В 2001 году был конкурс на лучшую скульптуру, который Андрею удалось выиграть. Это редкая удача, потому что сейчас очень мало новой скульптуры в Париже.
— Может быть, это и к лучшему? В Петербурге, например, устанавливается очень много новых памятников, которые не украшают город. А в Париже сложно добиться разрешения на установку нового памятника, скульптуры?

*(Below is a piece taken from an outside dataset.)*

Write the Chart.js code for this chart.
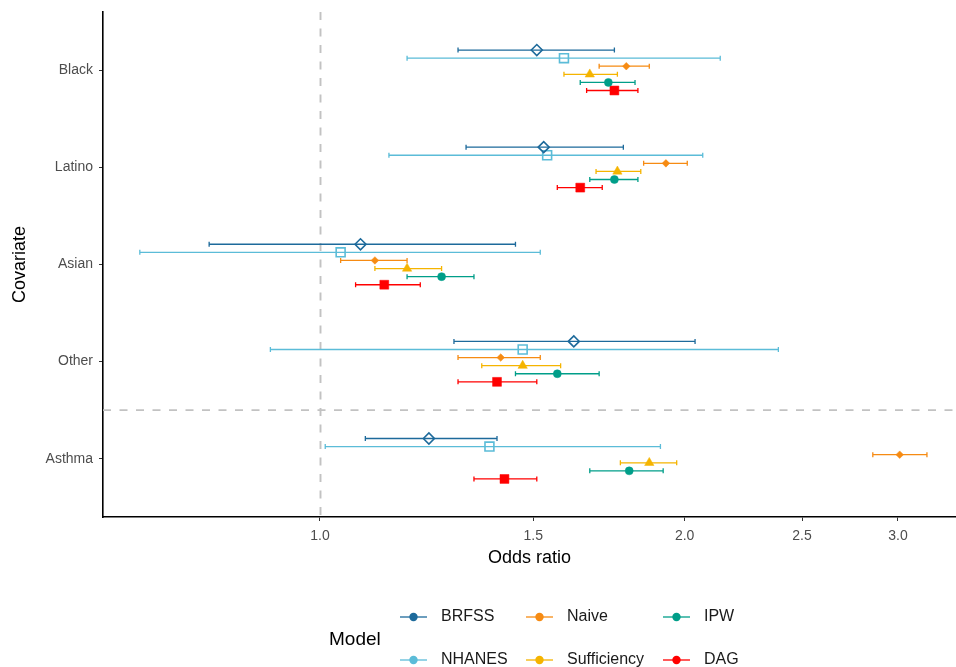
<!DOCTYPE html>
<html>
<head>
<meta charset="utf-8">
<script src="https://cdn.jsdelivr.net/npm/chart.js@4/dist/chart.umd.min.js"></script>
<style>
  body { margin: 0; background: #fff; }
  #wrap { width: 956px; height: 667px; position: relative; }
</style>
</head>
<body>
<div id="wrap"><canvas id="forest"></canvas></div>
<script>
var categories = ["Black", "Latino", "Asian", "Other", "Asthma"];
var models = ["BRFSS", "NHANES", "Naive", "Sufficiency", "IPW", "DAG"];
var xTicks = [1.0, 1.5, 2.0, 2.5, 3.0];

// odds ratios, one value per category (Black, Latino, Asian, Other, Asthma)
var estBRFSS = [1.51, 1.53, 1.08, 1.62, 1.23];
var estNHANES = [1.59, 1.54, 1.04, 1.47, 1.38];
var estNaive = [1.79, 1.93, 1.11, 1.41, 3.01];
var estSufficiency = [1.67, 1.76, 1.18, 1.47, 1.87];
var estIPW = [1.73, 1.75, 1.26, 1.57, 1.80];
var estDAG = [1.75, 1.64, 1.13, 1.40, 1.42];

var lowBRFSS = [1.30, 1.32, 0.81, 1.29, 1.09];
var lowNHANES = [1.18, 1.14, 0.71, 0.91, 1.01];
var lowNaive = [1.70, 1.85, 1.04, 1.30, 2.86];
var lowSufficiency = [1.59, 1.69, 1.11, 1.36, 1.77];
var lowIPW = [1.64, 1.67, 1.18, 1.45, 1.67];
var lowDAG = [1.66, 1.57, 1.07, 1.30, 1.34];

var highBRFSS = [1.75, 1.78, 1.45, 2.04, 1.40];
var highNHANES = [2.14, 2.07, 1.52, 2.39, 1.91];
var highNaive = [1.87, 2.01, 1.18, 1.52, 3.17];
var highSufficiency = [1.76, 1.84, 1.26, 1.58, 1.97];
var highIPW = [1.82, 1.83, 1.34, 1.70, 1.92];
var highDAG = [1.83, 1.71, 1.21, 1.51, 1.51];

var estimates = [estBRFSS, estNHANES, estNaive, estSufficiency, estIPW, estDAG];
var lows = [lowBRFSS, lowNHANES, lowNaive, lowSufficiency, lowIPW, lowDAG];
var highs = [highBRFSS, highNHANES, highNaive, highSufficiency, highIPW, highDAG];

var colors = ["#1d6a9b", "#5bbcd8", "#f68b13", "#f5b400", "#009e89", "#ff0000"];
var shapes = ["rectRot", "rect", "rectRot", "triangle", "circle", "rect"];
var sizes = [5.5, 6.3, 3.8, 5.4, 4.0, 6.3];
var hollow = [true, true, false, false, false, false];

var FONT = "'Liberation Sans', Arial, sans-serif";
var dodge = 0.5 / models.length;

function yPos(cat, m) {
  return cat + (m - (models.length - 1) / 2) * dodge;
}

var datasets = models.map(function (name, m) {
  return {
    label: name,
    data: categories.map(function (c, i) {
      return { x: estimates[m][i], y: yPos(i, m), lo: lows[m][i], hi: highs[m][i] };
    }),
    pointStyle: shapes[m],
    pointRadius: sizes[m],
    pointHoverRadius: sizes[m],
    borderColor: colors[m],
    backgroundColor: hollow[m] ? "rgba(0,0,0,0)" : colors[m],
    borderWidth: hollow[m] ? 1.6 : 0.5,
    showLine: false
  };
});

// dashed reference lines + error bars, under the points
var errorBars = {
  id: "errorBars",
  beforeDatasetsDraw: function (chart) {
    var ctx = chart.ctx;
    var xs = chart.scales.x, ys = chart.scales.y, area = chart.chartArea;
    ctx.save();
    ctx.strokeStyle = "#c2c2c2";
    ctx.lineWidth = 1.9;
    ctx.setLineDash([8, 8.5]);
    var x1 = Math.round(xs.getPixelForValue(1)) + 0.5;
    ctx.beginPath();
    ctx.moveTo(x1, area.top);
    ctx.lineTo(x1, area.bottom);
    ctx.stroke();
    var yh = ys.getPixelForValue(3.5);
    ctx.beginPath();
    ctx.moveTo(area.left, yh);
    ctx.lineTo(area.right, yh);
    ctx.stroke();
    ctx.setLineDash([]);

    chart.data.datasets.forEach(function (ds, m) {
      ctx.strokeStyle = colors[m];
      ctx.lineWidth = 1.3;
      ds.data.forEach(function (p) {
        var y = ys.getPixelForValue(p.y);
        var a = xs.getPixelForValue(p.lo);
        var b = xs.getPixelForValue(p.hi);
        ctx.beginPath();
        ctx.moveTo(a, y); ctx.lineTo(b, y);
        ctx.moveTo(a, y - 2.5); ctx.lineTo(a, y + 2.5);
        ctx.moveTo(b, y - 2.5); ctx.lineTo(b, y + 2.5);
        ctx.stroke();
      });
    });
    ctx.restore();
  }
};

// ggplot-style legend at the bottom, title on the left
var bottomLegend = {
  id: "bottomLegend",
  afterDraw: function (chart) {
    var ctx = chart.ctx;
    ctx.save();
    ctx.fillStyle = "#000";
    ctx.font = "19px " + FONT;
    ctx.textBaseline = "middle";
    ctx.textAlign = "left";
    ctx.fillText("Model", 329, 640);
    var colX = [400, 526, 663];
    var rowY = [617, 660];
    ctx.font = "16px " + FONT;
    models.forEach(function (name, m) {
      var c = Math.floor(m / 2), r = m % 2;
      var x = colX[c], y = rowY[r];
      ctx.strokeStyle = colors[m];
      ctx.lineWidth = 1.3;
      ctx.beginPath();
      ctx.moveTo(x, y); ctx.lineTo(x + 27, y);
      ctx.stroke();
      ctx.fillStyle = colors[m];
      ctx.beginPath();
      ctx.arc(x + 13.5, y, 4.2, 0, Math.PI * 2);
      ctx.fill();
      ctx.fillStyle = "#1a1a1a";
      ctx.fillText(name, x + 41, y);
    });
    ctx.restore();
  }
};

new Chart("forest", {
  type: "scatter",
  data: { datasets: datasets },
  plugins: [errorBars, bottomLegend],
  options: {
    responsive: true,
    maintainAspectRatio: false,
    animation: false,
    layout: { autoPadding: false, padding: { top: 12, right: 0, bottom: 87, left: 0 } },
    plugins: {
      legend: { display: false },
      tooltip: { enabled: false }
    },
    scales: {
      x: {
        type: "logarithmic",
        min: 0.662,
        max: 3.35,
        afterBuildTicks: function (scale) {
          scale.ticks = xTicks.map(function (v) { return { value: v }; });
        },
        afterFit: function (scale) {
          scale.height = 63;
          scale.paddingLeft = 0;
          scale.paddingRight = 0;
        },
        grid: { drawOnChartArea: false, drawTicks: true, tickLength: 4, color: "#333" },
        border: { display: true, color: "#000", width: 1.6 },
        ticks: {
          color: "#4d4d4d",
          font: { family: FONT, size: 14 },
          padding: 7,
          maxRotation: 0,
          autoSkip: false,
          callback: function (v) { return Number(v).toFixed(1); }
        },
        title: {
          display: true,
          text: "Odds ratio",
          color: "#000",
          font: { family: FONT, size: 18 },
          padding: { top: 0, bottom: 11 }
        }
      },
      y: {
        type: "linear",
        reverse: true,
        min: -0.6,
        max: categories.length - 0.4,
        afterBuildTicks: function (scale) {
          scale.ticks = categories.map(function (c, i) { return { value: i }; });
        },
        afterFit: function (scale) {
          scale.width = 103;
          scale.paddingTop = 0;
          scale.paddingBottom = 0;
        },
        grid: { drawOnChartArea: false, drawTicks: true, tickLength: 4, color: "#333" },
        border: { display: true, color: "#000", width: 1.6 },
        ticks: {
          color: "#4d4d4d",
          font: { family: FONT, size: 14 },
          padding: 6,
          autoSkip: false,
          callback: function (v) { return categories[v]; }
        },
        title: {
          display: true,
          text: "Covariate",
          color: "#000",
          font: { family: FONT, size: 18 },
          padding: { top: 9, bottom: 0 }
        }
      }
    }
  }
});
</script>
</body>
</html>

— Безумно сложно! Проект должен получить одобрение специальной комиссии. Кроме того, сейчас во Франции и министерство культуры, и муниципалитет Парижа поддерживают концептуальное искусство. Когда важна не форма, а идея, концепт. Очень часто теперь, когда ставят памятник в честь знаменитого человека, его не изображают, а, допустим, пишут какую-то фразу — намек на его произведение, его жизнь, творчество. Это просто отказ от формы, внешнего выражения как явления искусства. И это очень жаль. Потому что настоящее искусство — это гармоничное сочетание идеи с формой. К этому мы как раз и стремимся в своем творчестве, потому что мы привязаны к красоте.
Брошь в виде сердца.
— Расскажите, пожалуйста, об этой выставке. На что вы рекомендовали бы обратить внимание в первую очередь?
— На все! (Смеются.)
— О политике я вас спрашивать, пожалуй, не буду.
— Почему же? Спрашивайте.
— У России сейчас большие проблемы в отношениях с Европой.
— Мы на стороне России! Мы очень переживаем. Мы шокированы поведением нашего президента Олланда. Французы должны иметь свое мнение, а не подчиняться Америке.
Маленькие фигурки — как материализовавшиеся воспоминания.